In den Jahren 1787 bis 1790 fuhr ich mit meinem Onkel, Kapitän Erik Jacob Franz und mit Skipper Jakob Oelriks und Skipper Claus Jacob Magerman … zur See um zu fischen und gab jedes halbe Jahr meinen guten Eltern meinen Verdienst. 1793 beschloss ich, mein Glück in fremden Ländern zu suchen. ich verließ Helgoland mit einem Taler in der Tasche, eine Summe, die damals mein ganzes Vermögen ausmachte. Ich fuhr als Matrose und Steuermann bis 1797 und unterstützte meine alten Eltern von meinem geringen Lohn soweit dies in meiner Macht stand.

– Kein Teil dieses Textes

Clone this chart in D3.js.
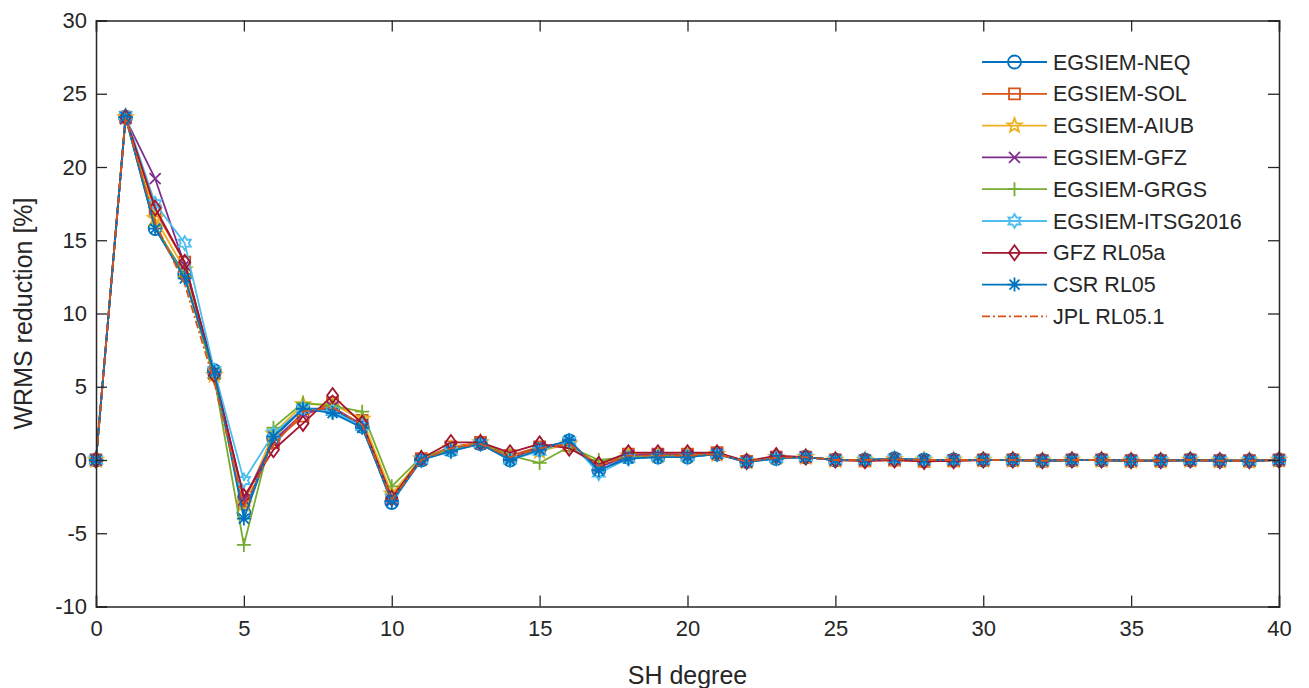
<!DOCTYPE html>
<html>
<head>
<meta charset="utf-8">
<script src="https://cdn.jsdelivr.net/npm/d3@7"></script>
<style>
  html, body { margin: 0; padding: 0; background: #fff; }
  svg { display: block; font-family: "Liberation Sans", Arial, Helvetica, sans-serif; }
</style>
</head>
<body>
<svg id="chart" width="1309" height="688"></svg>
<script>
// SH degree axis (categories)
const shDegree = d3.range(0, 41);

// WRMS reduction [%] per solution and SH degree
const egsiemNEQ = [0, 23.4, 15.8, 12.7, 6.1, -3.6, 1.5, 3.5, 3.5, 2.3, -2.9, 0.0, 0.7, 1.1, 0.0, 0.8, 1.3, -0.7, 0.2, 0.2, 0.2, 0.4, -0.1, 0.1, 0.2, 0.0, 0.0, 0.1, 0.0, 0.0, 0.0, 0.0, -0.05, 0.0, 0.0, -0.05, -0.05, 0.0, -0.05, -0.05, 0.0];
const egsiemSOL = [0, 23.4, 17.0, 13.5, 5.9, -2.8, 1.2, 3.0, 3.9, 2.7, -2.5, 0.1, 0.9, 1.2, 0.3, 0.9, 1.0, -0.4, 0.4, 0.4, 0.4, 0.5, -0.1, 0.2, 0.2, 0.0, -0.05, 0.0, -0.1, -0.05, 0.0, 0.0, -0.05, 0.0, 0.0, -0.05, -0.05, 0.0, -0.05, -0.05, 0.0];
const egsiemAIUB = [0, 23.4, 16.5, 13.0, 5.8, -3.0, 1.8, 3.8, 3.8, 2.8, -2.3, 0.1, 0.8, 1.2, 0.2, 0.6, 1.1, -0.3, 0.3, 0.3, 0.3, 0.4, -0.1, 0.2, 0.2, 0.0, 0.0, 0.05, 0.0, 0.0, 0.0, 0.0, -0.05, 0.0, 0.0, -0.05, -0.05, 0.0, -0.05, -0.05, 0.0];
const egsiemGFZ = [0, 23.3, 19.2, 13.3, 6.0, -2.7, 1.3, 3.2, 3.6, 2.4, -2.7, 0.0, 0.8, 1.1, 0.1, 0.9, 1.2, -0.5, 0.3, 0.4, 0.3, 0.4, -0.15, 0.2, 0.2, 0.0, 0.0, 0.05, 0.0, 0.0, 0.0, 0.0, -0.05, 0.0, 0.0, -0.05, -0.05, 0.0, -0.05, -0.05, 0.0];
const egsiemGRGS = [0, 23.4, 16.0, 12.5, 5.6, -5.8, 2.2, 3.9, 3.7, 3.3, -1.8, 0.2, 0.7, 1.1, 0.3, -0.2, 0.9, 0.0, 0.2, 0.3, 0.3, 0.4, -0.1, 0.2, 0.2, 0.0, 0.0, 0.05, 0.0, 0.0, 0.0, 0.0, -0.05, 0.0, 0.0, -0.05, -0.05, 0.0, -0.05, -0.05, 0.0];
const egsiemITSG2016 = [0, 23.5, 17.5, 14.8, 6.1, -1.4, 1.8, 3.5, 3.3, 2.3, -2.6, 0.0, 0.6, 1.1, 0.0, 0.6, 1.3, -0.9, 0.1, 0.2, 0.2, 0.4, -0.1, 0.1, 0.2, 0.0, 0.0, 0.1, 0.0, 0.0, 0.0, 0.0, -0.05, 0.0, 0.0, -0.05, -0.05, 0.0, -0.05, -0.05, 0.0];
const gfzRL05a = [0, 23.4, 17.2, 13.5, 5.8, -2.5, 0.7, 2.5, 4.4, 2.5, -2.6, 0.1, 1.2, 1.2, 0.5, 1.1, 0.8, -0.3, 0.5, 0.5, 0.5, 0.5, -0.1, 0.3, 0.2, 0.0, -0.05, 0.0, -0.1, -0.05, 0.0, 0.0, -0.05, 0.0, 0.0, -0.05, -0.05, 0.0, -0.05, -0.05, 0.0];
const csrRL05 = [0, 23.4, 15.8, 12.4, 6.0, -4.0, 1.6, 3.5, 3.2, 2.2, -2.8, 0.0, 0.6, 1.1, 0.0, 0.7, 1.35, -0.7, 0.1, 0.2, 0.2, 0.4, -0.15, 0.1, 0.2, 0.0, 0.0, 0.1, 0.0, 0.0, 0.0, 0.0, -0.05, 0.0, 0.0, -0.05, -0.05, 0.0, -0.05, -0.05, 0.0];
const jplRL051 = [0, 23.4, 16.2, 12.0, 5.3, -3.2, 1.0, 3.3, 3.6, 2.4, -2.7, 0.0, 0.8, 1.1, 0.2, 0.8, 1.1, -0.4, 0.3, 0.3, 0.3, 0.4, -0.1, 0.15, 0.2, 0.0, 0.0, 0.05, 0.0, 0.0, 0.0, 0.0, -0.05, 0.0, 0.0, -0.05, -0.05, 0.0, -0.05, -0.05, 0.0];

const seriesNames = ["EGSIEM-NEQ", "EGSIEM-SOL", "EGSIEM-AIUB", "EGSIEM-GFZ", "EGSIEM-GRGS", "EGSIEM-ITSG2016", "GFZ RL05a", "CSR RL05", "JPL RL05.1"];
const seriesValues = [egsiemNEQ, egsiemSOL, egsiemAIUB, egsiemGFZ, egsiemGRGS, egsiemITSG2016, gfzRL05a, csrRL05, jplRL051];
const seriesColors = ["#0072BD", "#D95319", "#EDB120", "#7E2F8E", "#77AC30", "#4DBEEE", "#A2142F", "#0072BD", "#D95319"];
const seriesMarkers = ["circle", "square", "pentagram", "x", "plus", "hexagram", "diamond", "asterisk", "none"];
const seriesDash = [null, null, null, null, null, null, null, null, "8,3,2,3"];

const xTicks = [0, 5, 10, 15, 20, 25, 30, 35, 40];
const yTicks = [-10, -5, 0, 5, 10, 15, 20, 25, 30];

// layout
const plot = { left: 96, right: 1279, top: 20.5, bottom: 606.5 };
const ink = "#262626";
const lineW = 1.8;

const svg = d3.select("#chart");
const x = d3.scaleLinear().domain([0, 40]).range([plot.left, plot.right]);
const y = d3.scaleLinear().domain([-10, 30]).range([plot.bottom, plot.top]);

// marker path builders (centered at 0,0)
function starPath(points, rOuter, rInner, rot) {
  const pts = [];
  for (let i = 0; i < points * 2; i++) {
    const r = i % 2 === 0 ? rOuter : rInner;
    const a = rot + i * Math.PI / points;
    pts.push([r * Math.sin(a), -r * Math.cos(a)]);
  }
  return "M" + pts.map(p => p[0].toFixed(2) + "," + p[1].toFixed(2)).join("L") + "Z";
}
function markerPath(kind) {
  switch (kind) {
    case "circle": return d3.symbol(d3.symbolCircle, Math.PI * 6.5 * 6.5)();
    case "square": return "M-5.5,-5.5L5.5,-5.5L5.5,5.5L-5.5,5.5Z";
    case "pentagram": return starPath(5, 7.5, 3.1, 0);
    case "hexagram": return starPath(6, 7, 4, 0);
    case "diamond": return "M0,-7.5L5.5,0L0,7.5L-5.5,0Z";
    case "x": return "M-5.5,-5.5L5.5,5.5M-5.5,5.5L5.5,-5.5";
    case "plus": return "M-7,0L7,0M0,-7L0,7";
    case "asterisk": return "M-7,0L7,0M0,-7L0,7M-5,-5L5,5M-5,5L5,-5";
    default: return null;
  }
}

const line = d3.line().x((d, i) => x(shDegree[i])).y(d => y(d));

// data lines with their markers, drawn series by series
const dataG = svg.append("g");
seriesValues.forEach((vals, s) => {
  const g = dataG.append("g");
  g.append("path")
    .attr("d", line(vals))
    .attr("fill", "none")
    .attr("stroke", seriesColors[s])
    .attr("stroke-width", lineW)
    .attr("stroke-linejoin", "round")
    .attr("stroke-dasharray", seriesDash[s]);
  const mp = markerPath(seriesMarkers[s]);
  if (mp) {
    g.selectAll("path.m")
      .data(vals)
      .join("path")
      .attr("class", "m")
      .attr("d", mp)
      .attr("transform", (d, i) => `translate(${x(shDegree[i])},${y(d)})`)
      .attr("fill", "none")
      .attr("stroke", seriesColors[s])
      .attr("stroke-width", lineW);
  }
});

// box axes with mirrored inward ticks; plain hyphen for negatives
const tickLen = 11;
const tickFont = "22px";
const fmt = d => String(d);
const axisG = svg.append("g");
const xAxisB = d3.axisBottom(x).tickValues(xTicks).tickSize(-tickLen).tickPadding(14).tickFormat(fmt);
const xAxisT = d3.axisTop(x).tickValues(xTicks).tickSize(-tickLen).tickFormat("");
const yAxisL = d3.axisLeft(y).tickValues(yTicks).tickSize(-tickLen).tickPadding(9).tickFormat(fmt);
const yAxisR = d3.axisRight(y).tickValues(yTicks).tickSize(-tickLen).tickFormat("");

function styleAxis(g) {
  g.selectAll(".domain").attr("stroke", ink).attr("stroke-width", 1.5);
  g.selectAll(".tick line").attr("stroke", ink).attr("stroke-width", 1.3);
  g.selectAll(".tick text").attr("fill", ink).style("font-size", tickFont)
    .style("font-family", '"Liberation Sans", Arial, sans-serif');
}
axisG.append("g").attr("transform", `translate(0,${plot.bottom})`).call(xAxisB).call(styleAxis);
axisG.append("g").attr("transform", `translate(0,${plot.top})`).call(xAxisT).call(styleAxis);
axisG.append("g").attr("transform", `translate(${plot.left},0)`).call(yAxisL).call(styleAxis);
axisG.append("g").attr("transform", `translate(${plot.right},0)`).call(yAxisR).call(styleAxis);

// axis labels
svg.append("text")
  .attr("x", (plot.left + plot.right) / 2)
  .attr("y", 684)
  .attr("text-anchor", "middle")
  .attr("fill", ink)
  .style("font-size", "25px")
  .text("SH degree");
svg.append("text")
  .attr("transform", `translate(32,${(plot.top + plot.bottom) / 2}) rotate(-90)`)
  .attr("text-anchor", "middle")
  .attr("fill", ink)
  .style("font-size", "25px")
  .text("WRMS reduction [%]");

// legend
const legend = svg.append("g");
const legX0 = 982, legX1 = 1047, legText = 1053, legY0 = 62, legDy = 31.8;
seriesNames.forEach((name, s) => {
  const yy = legY0 + s * legDy;
  const g = legend.append("g");
  g.append("line")
    .attr("x1", legX0).attr("x2", legX1).attr("y1", yy).attr("y2", yy)
    .attr("stroke", seriesColors[s]).attr("stroke-width", lineW)
    .attr("stroke-dasharray", seriesDash[s]);
  const mp = markerPath(seriesMarkers[s]);
  if (mp) {
    g.append("path").attr("d", mp)
      .attr("transform", `translate(${(legX0 + legX1) / 2},${yy})`)
      .attr("fill", "none").attr("stroke", seriesColors[s]).attr("stroke-width", lineW);
  }
  g.append("text")
    .attr("x", legText).attr("y", yy).attr("dy", "0.35em")
    .attr("fill", ink)
    .style("font-size", "21.5px")
    .text(name);
});
</script>
</body>
</html>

Als ich 22 Jahre alt war, machte ich meine erste Reise als Kapitän auf der dänischen, mit Kupfer beschlagenen Fregatte Alexandrine, bewaffnet mit 12 Stück 4 Pf. Kanonen – von Hamburg nach London; von da nach Sankt Domingo und Jamaica. In Domingo verlor ich 7 Mann am gelben Fieber, und in Kingston auf Jamaika 9 Mann. Ich hatte auch das gelbe Fieber in Jamaikaund war der einzige, der überlebte, von 19 Erkrankten.
Zwischen Sankt Domingo und Jamaika geriet ich in Kampf mit einem französischen, mit Jacobinern besetzten Räuberkriegschiff, das mit 12 Kanonen und vielen Männern bewaffnet war. Wir kämpften mit ihm 2 3/4 Stunden, und ich bekam während der Action eine Büchsenkugel in einen meiner Schenkel und als sie ihr Schiff an unsere Seite anlegten, um zu entern, einen Säbelhieb über die Hand. Ich gewann allerdings das Scharmützel, aber ich konnte es nicht mitnehmen, da ich 4 Tote und 16 Verwundete hatte. Nach glücklicher Ankunft in Hamburg machte ich noch eine Reise nach Sankt Domingo, als Kapitän auf dem Schiff „Johanna“ und kam von dort glücklich zurück, nachdem ich nur 4 Mann verloren hatte.
Nach meiner Rückkehr hörte ich von meiner Mutter, dass mein guter Vater gestorben war, und weil mein seliger Vater meiner guten Mutter nichts hinterlassen hatte, gab ich ihr die 100 Taler, die von meinem Verdienst übrig waren, und die mein ganzes Vermögen waren. Ich unternahm daraufhin wieder eine Reise mit dem gleichen Schiff nach Martinique und zurück nach Hamburg. In Martinique verlor ich 3 Mann am gelben Fieber. 1797 machte ich eine Reise nach Sankt Thomas und zurück nach Hamburg. Ich verlor dann am gelben Fieber 7 Mann. 1798 ging ich als Kapitän und Supercargo [Ladungsoffizier] mit der Hamburger Fregatte „Kornelius“ nach Tranquibar in Ostindien. Von da nach Isle de France und Lissabon. Von da ging ich wieder nach Charleston und dann zurück nach Hamburg. Ich verlor insgesamt 13 Mann am gelben Fieber in Charleston. Als ich an Helgoland vorbeifuhr, bekam ich an Bord Besuch von meiner Familie, aber das hatte zum Resultat, dass alle die ganze folgende Nacht auf den Sanddünen in Karantäne liegen mussten.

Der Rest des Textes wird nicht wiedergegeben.